The Federal Circuit did examine one institution related decision in a CBM in 2015 in Versata Dev. Grp., Inc. v. SAP America, Inc., 793 F.3d 1306 (Fed. Cir. 2015) (Versata II). In Versata II, the Patent Owner had opposed institution of a Covered Business Method Review, arguing that the challenged patent was not a CBM patent, and thus not eligible for CBM review. The Board disagreed, instituted the CBM review, and ultimately issued a decision cancelling the challenged claims. On appeal, the Federal Circuit determined that it had jurisdiction to review the Board’s determination of whether the challenged patent was a CBM patent, reasoning that the prohibition against reviewing an institution decision did not bar review of whether the Board exceeded the statutory limits on its authority to invalidate patents. But, in a later case, the Federal Circuit suggested that this decision is limited to CBM cases. See Achates Reference Publishing, Inc. v. Apple, Inc., No. 2014-1767, at 10 (Fed. Cir. Sept. 30, 2015) (“Versata II is limited to the unique circumstances of CBMR and that…the Board’s determination to initiate the IPRs in this case is not subject to review by this court under 35 U.S.C. § 314(d).”
In Belden Inc. v. Berk-Tek LLC, No. 2014-1575, Slip Op. at 11 (Fed. Cir. Nov. 5, 2015), the Federal Circuit clarified the degree of discretion given to the Board when determining how to address a reply that may raise new issues or contain other improper material. The petition initiating the underlying IPR did not include an expert declaration, but petitioner included a declaration with its reply to the patent owner response. Patent owner opposed the declaration, arguing that it improperly raised new matter, but the Board allowed the declaration, citing patent owner’s ability to cross-examine the declarant and move to file observations on cross-examination. Notably, the Board also “cautioned counsel for Petitioner that if its reply indeed is inappropriate and includes material it should have submitted together with its Petition, the Board may decline the entirety of the Reply and reply declaration without separating the appropriate from the inappropriate,” and gave petitioner the opportunity to file a revised reply. On appeal, the Federal Circuit approved of the Board’s decision: “Here, the Board warned Berk-Tek and gave it an opportunity to truncate its Reply and supporting submissions to eliminate any improper material. We see no error in that reasonable course of action.”
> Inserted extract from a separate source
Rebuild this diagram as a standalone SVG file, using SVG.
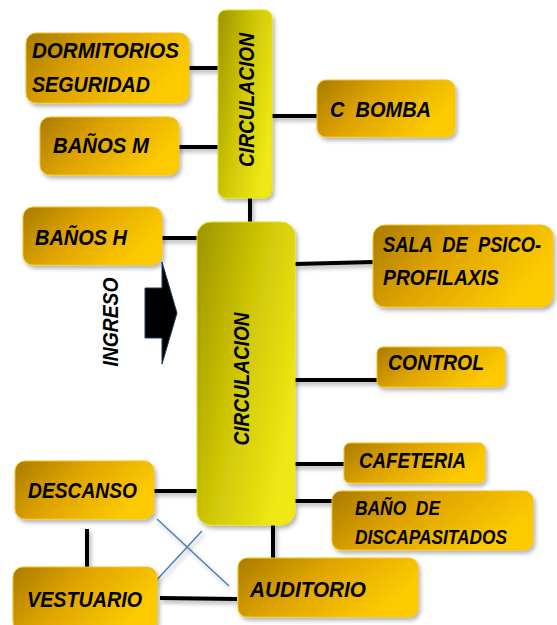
<svg xmlns="http://www.w3.org/2000/svg" width="557" height="625" viewBox="0 0 557 625">
<style>
.box{fill:url(#og);stroke:#f4c31c;stroke-width:1}
.circ{fill:url(#yg);stroke:#e6e010;stroke-width:1}
.t{font-family:"Liberation Sans",Arial,sans-serif;font-weight:bold;font-style:italic;font-size:22px;fill:#000}
.s{font-size:20px}
.ln{stroke:#000;stroke-width:4;fill:none}
.bl{stroke:#4a7ebb;stroke-width:1.5;fill:none}
</style>
<defs>
<linearGradient id="og" x1="0" y1="0" x2="1" y2="0.4">
<stop offset="0" stop-color="#a97b00"/>
<stop offset="0.45" stop-color="#dea300"/>
<stop offset="1" stop-color="#fdca00"/>
</linearGradient>
<linearGradient id="yg" x1="0" y1="0" x2="1" y2="0.6">
<stop offset="0" stop-color="#9c9400"/>
<stop offset="0.5" stop-color="#cdc505"/>
<stop offset="1" stop-color="#efe814"/>
</linearGradient>
<filter id="sh" x="-20%" y="-20%" width="150%" height="150%">
<feDropShadow dx="2" dy="3" stdDeviation="2" flood-color="#000" flood-opacity="0.3"/>
</filter>
</defs>

<g id="connectors" filter="url(#sh)">
<line class="ln" x1="189" y1="68" x2="220" y2="68"/>
<line class="ln" x1="170" y1="147" x2="222" y2="147"/>
<line class="ln" x1="272" y1="116" x2="318" y2="116"/>
<line class="ln" x1="250" y1="198" x2="250" y2="222"/>
<line class="ln" x1="147" y1="238" x2="205" y2="238"/>
<line class="ln" x1="295" y1="264" x2="374" y2="262"/>
<line class="ln" x1="290" y1="380" x2="384" y2="380"/>
<line class="ln" x1="291" y1="464" x2="344" y2="464"/>
<line class="ln" x1="295" y1="501" x2="332" y2="501"/>
<line class="ln" x1="273" y1="525" x2="273" y2="562"/>
<line class="ln" x1="153" y1="491" x2="197" y2="491"/>
<line class="ln" x1="87" y1="529" x2="87" y2="567"/>
<line class="ln" x1="160" y1="598" x2="237" y2="599"/>
<line class="bl" x1="157" y1="519" x2="229" y2="586"/>
<line class="bl" x1="202" y1="531" x2="153" y2="584"/>
</g>

<g id="circulacion-top">
<rect class="circ" x="218" y="10" width="54" height="188" rx="8" filter="url(#sh)"/>
<text class="t" transform="translate(254,100) rotate(-90)" text-anchor="middle" textLength="134" lengthAdjust="spacingAndGlyphs">CIRCULACION</text>
</g>

<g id="circulacion-main">
<rect class="circ" x="197" y="222" width="98" height="303" rx="14" filter="url(#sh)"/>
<text class="t" transform="translate(249,379) rotate(-90)" text-anchor="middle" textLength="133" lengthAdjust="spacingAndGlyphs">CIRCULACION</text>
</g>

<g id="dormitorios">
<rect class="box" x="26" y="33" width="163" height="70" rx="10" filter="url(#sh)"/>
<text class="t" x="32" y="58" textLength="147" lengthAdjust="spacingAndGlyphs">DORMITORIOS</text>
<text class="t" x="32" y="92" textLength="118" lengthAdjust="spacingAndGlyphs">SEGURIDAD</text>
</g>

<g id="banos-m">
<rect class="box" x="40" y="117" width="139" height="58" rx="10" filter="url(#sh)"/>
<text class="t" x="53" y="153" textLength="96" lengthAdjust="spacingAndGlyphs">BAÑOS M</text>
</g>

<g id="c-bomba">
<rect class="box" x="317" y="80" width="138" height="57" rx="9" filter="url(#sh)"/>
<text class="t" x="330" y="117" textLength="101" lengthAdjust="spacingAndGlyphs" xml:space="preserve">C  BOMBA</text>
</g>

<g id="banos-h">
<rect class="box" x="23" y="207" width="139" height="58" rx="10" filter="url(#sh)"/>
<text class="t" x="35" y="245" textLength="92" lengthAdjust="spacingAndGlyphs">BAÑOS H</text>
</g>

<g id="ingreso">
<polygon points="145,288 162,288 162,262 177,313 162,364 162,338 145,338" fill="#000" stroke="#1f3a5f" stroke-width="1"/>
<text class="t" transform="translate(118,322) rotate(-90)" text-anchor="middle" textLength="89" lengthAdjust="spacingAndGlyphs">INGRESO</text>
</g>

<g id="sala-psico">
<rect class="box" x="373" y="225" width="180" height="82" rx="12" filter="url(#sh)"/>
<text class="t" x="383" y="252" textLength="158" lengthAdjust="spacingAndGlyphs" xml:space="preserve">SALA  DE  PSICO-</text>
<text class="t" x="383" y="285" textLength="116" lengthAdjust="spacingAndGlyphs">PROFILAXIS</text>
</g>

<g id="control">
<rect class="box" x="377" y="347" width="128" height="40" rx="6" filter="url(#sh)"/>
<text class="t" x="388" y="370" textLength="96" lengthAdjust="spacingAndGlyphs">CONTROL</text>
</g>

<g id="cafeteria">
<rect class="box" x="344" y="443" width="141" height="40" rx="6" filter="url(#sh)"/>
<text class="t" x="359" y="468" textLength="107" lengthAdjust="spacingAndGlyphs">CAFETERIA</text>
</g>

<g id="bano-discapasitados">
<rect class="box" x="332" y="491" width="201" height="59" rx="9" filter="url(#sh)"/>
<text class="t s" x="355" y="515" textLength="85" lengthAdjust="spacingAndGlyphs" xml:space="preserve">BAÑO  DE</text>
<text class="t s" x="355" y="544" textLength="152" lengthAdjust="spacingAndGlyphs">DISCAPASITADOS</text>
</g>

<g id="auditorio">
<rect class="box" x="238" y="558" width="180" height="59" rx="9" filter="url(#sh)"/>
<text class="t" x="250" y="597" textLength="116" lengthAdjust="spacingAndGlyphs">AUDITORIO</text>
</g>

<g id="descanso">
<rect class="box" x="15" y="461" width="139" height="58" rx="10" filter="url(#sh)"/>
<text class="t" x="28" y="498" textLength="109" lengthAdjust="spacingAndGlyphs">DESCANSO</text>
</g>

<g id="vestuario">
<rect class="box" x="13" y="567" width="144" height="64" rx="10" filter="url(#sh)"/>
<text class="t" x="27" y="607" textLength="115" lengthAdjust="spacingAndGlyphs">VESTUARIO</text>
</g>
</svg>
The Federal Circuit also addressed the constitutionality of IPRs in 2015. In MCM Portfolio LLC v. Hewlett-Packard Co., No. 15-1091, Slip Op. at 2 (Fed. Cir. Dec. 2, 2015), the Federal Circuit rejected patent owner’s argument that inter partes review violates Article III and the Seventh Amendment. The court noted that “[t]here is notably no suggestion that Congress lacked authority to delegate to the PTO the power to issue patents in the first instance. It would be odd indeed if Congress could not authorize the PTO to reconsider its own decisions.” Further, the court found “the Seventh Amendment is generally inapplicable in administrative proceedings, where jury trials would be incompatible with the whole concept of administrative adjudication and would substantially interfere with [the agency’s] role in the statutory scheme.”
As IPRs continue to be a popular vehicle for challenging patent validity, we can expect to see more appeals, and thus more developed jurisprudence in this area in 2016.